Nosy Mitsio

Geography
- Location: Antsohimbondrona (commune), Diana Region, Madagascar
- Archipelago: Mitsio
- Total islands: 11
- Major islands: Nosy Mitsio, Nosy Lava, Ankarea, Tsarabanjina
- Area: 29.7 km^{2} (11.5 sq mi)
- Highest elevation: 206 m (676 ft)
- Highest point: Mt Ankarana

Administration
- Madagascar
- Largest settlement: Bevoako, Nosy Mitsio

Demographics
- Population: ~3000
- Ethnic groups: Antakarana

= Nosy Mitsio =

Island off the northwest coast of Madagascar

Nosy Mitsio is an island off the northwest coast of Madagascar. It is located 70 km (40 miles) north-east of Nosy Be and 60 km (40 miles) north-west of the city of Ambilobe. Owing to the Mitsio archipelago being distant from other large bodies of land, Nosy Mitsio offers crystal clear waters, white sandy beaches, lush coconut palms and a marine fauna with abundant reefs distant from the island perimeter.
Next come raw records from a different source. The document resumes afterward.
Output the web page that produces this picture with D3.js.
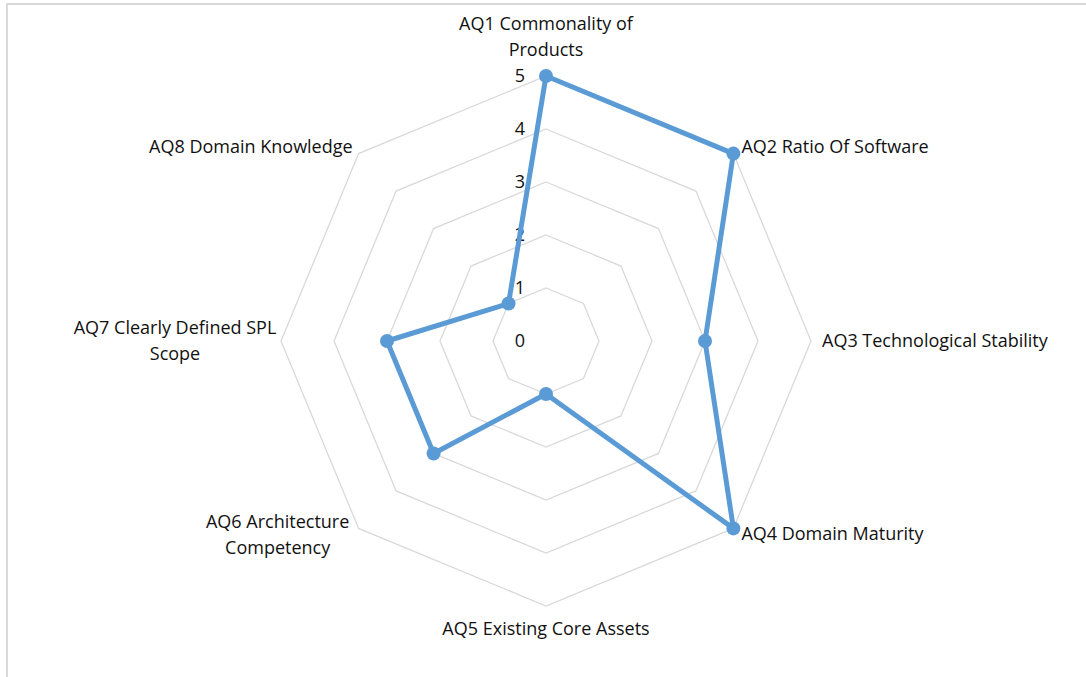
<!DOCTYPE html>
<html>
<head>
<meta charset="utf-8">
<script src="https://cdn.jsdelivr.net/npm/d3@7"></script>
<style>
  body { margin: 0; background: #fff; }
  svg { display: block; }
</style>
</head>
<body>
<div id="radar"></div>
<script>
// Categories (wrapped as in the original) and scores
const categories = [
    ["AQ1 Commonality of", "Products"],
    ["AQ2 Ratio Of Software"],
    ["AQ3 Technological Stability"],
    ["AQ4 Domain Maturity"],
    ["AQ5 Existing Core Assets"],
    ["AQ6 Architecture", "Competency"],
    ["AQ7 Clearly Defined SPL", "Scope"],
    ["AQ8 Domain Knowledge"]
];
const scores = [5, 5, 3, 5, 1, 3, 3, 1];
const ticks = [0, 1, 2, 3, 4, 5];

const width = 1086, height = 677;
const cx = 546, cy = 341;
const radius = 265;
const fontSize = "18px";

const svg = d3.select("#radar")
    .append("svg")
    .attr("width", width)
    .attr("height", height)
    .style("font-family", "'Open Sans', sans-serif");

// chart border (only top/left visible in the frame)
svg.append("rect")
    .attr("x", 7)
    .attr("y", 4)
    .attr("width", width + 20)
    .attr("height", height + 20)
    .attr("fill", "none")
    .attr("stroke", "#d9d9d9")
    .attr("stroke-width", 2);

const g = svg.append("g")
    .attr("transform", `translate(${cx},${cy})`);

const rScale = d3.scaleLinear()
    .domain([0, 5])
    .range([0, radius]);

const angle = i => (i / categories.length) * 2 * Math.PI;
const point = (i, v) => [Math.sin(angle(i)) * rScale(v), -Math.cos(angle(i)) * rScale(v)];

// octagon grid
g.selectAll(".grid")
    .data(ticks.filter(t => t > 0))
    .enter().append("polygon")
    .attr("class", "grid")
    .attr("points", t => categories.map((c, i) => point(i, t).join(",")).join(" "))
    .attr("fill", "none")
    .attr("stroke", "#d9d9d9")
    .attr("stroke-width", 1.3);

// value labels along the first axis
g.selectAll(".tick")
    .data(ticks)
    .enter().append("text")
    .attr("class", "tick")
    .attr("x", -21)
    .attr("y", t => -rScale(t))
    .attr("dy", "0.35em")
    .attr("text-anchor", "end")
    .style("font-size", fontSize)
    .style("fill", "#111")
    .text(d => d);

// data line
const line = d3.line()
    .x(d => d[0])
    .y(d => d[1])
    .curve(d3.curveLinearClosed);

g.append("path")
    .datum(scores.map((v, i) => point(i, v)))
    .attr("d", line)
    .attr("fill", "none")
    .attr("stroke", "#5b9bd5")
    .attr("stroke-width", 5)
    .attr("stroke-linejoin", "round");

g.selectAll(".dot")
    .data(scores)
    .enter().append("circle")
    .attr("class", "dot")
    .attr("cx", (v, i) => point(i, v)[0])
    .attr("cy", (v, i) => point(i, v)[1])
    .attr("r", 7)
    .attr("fill", "#5b9bd5");

// category label offsets from the outer vertex
const labelPos = [
    {dx: 0, dy: -304, anchor: "middle"},
    {dx: 8, dy: -7, anchor: "start"},
    {dx: 276, dy: 0, anchor: "start"},
    {dx: 8, dy: 5, anchor: "start"},
    {dx: 0, dy: 288, anchor: "middle"},
    {dx: -81, dy: 6, anchor: "middle"},
    {dx: -106, dy: 0, anchor: "middle"},
    {dx: -6, dy: -7, anchor: "end"}
];
const lineH = 26;

categories.forEach((lines, i) => {
    const p = labelPos[i];
    const edge = point(i, 5);
    const x = (i === 0 || i === 4 || i === 2) ? p.dx : edge[0] + p.dx;
    const yc = (i === 0 || i === 4) ? p.dy : edge[1] + p.dy;
    const y0 = yc - (lines.length - 1) * lineH / 2;
    const t = g.append("text")
        .attr("text-anchor", p.anchor)
        .style("font-size", fontSize)
        .style("fill", "#111");
    lines.forEach((s, k) => {
        t.append("tspan")
            .attr("x", x)
            .attr("y", y0 + k * lineH)
            .attr("dy", "0.35em")
            .text(s);
    });
});
</script>
</body>
</html>
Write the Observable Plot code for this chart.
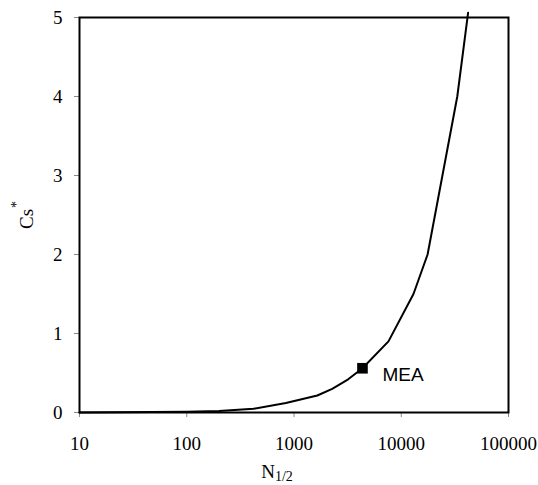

Nosy Mitsio is the only inhabited island of the Mitsio archipelago (other than Tsarabanjina, which has a small population that caters to tourism for the hotel on the island). Nosy Mitsio is very rural: it has no infrastructural development and is populated mainly by small family villages, that belong to the municipality of Antsohimbondrona. There are several primary schools and very limited access to healthcare services. Most inhabitants of Nosy Mitsio are subsistence rice farmers who also use a variety of fishing methods and shellfish gathering. Supplemental income is provided through salting fish, diving for sea cucumbers, and gathering coconuts - all of which is sold at Port St Louis, the nearest port on mainland Madagascar.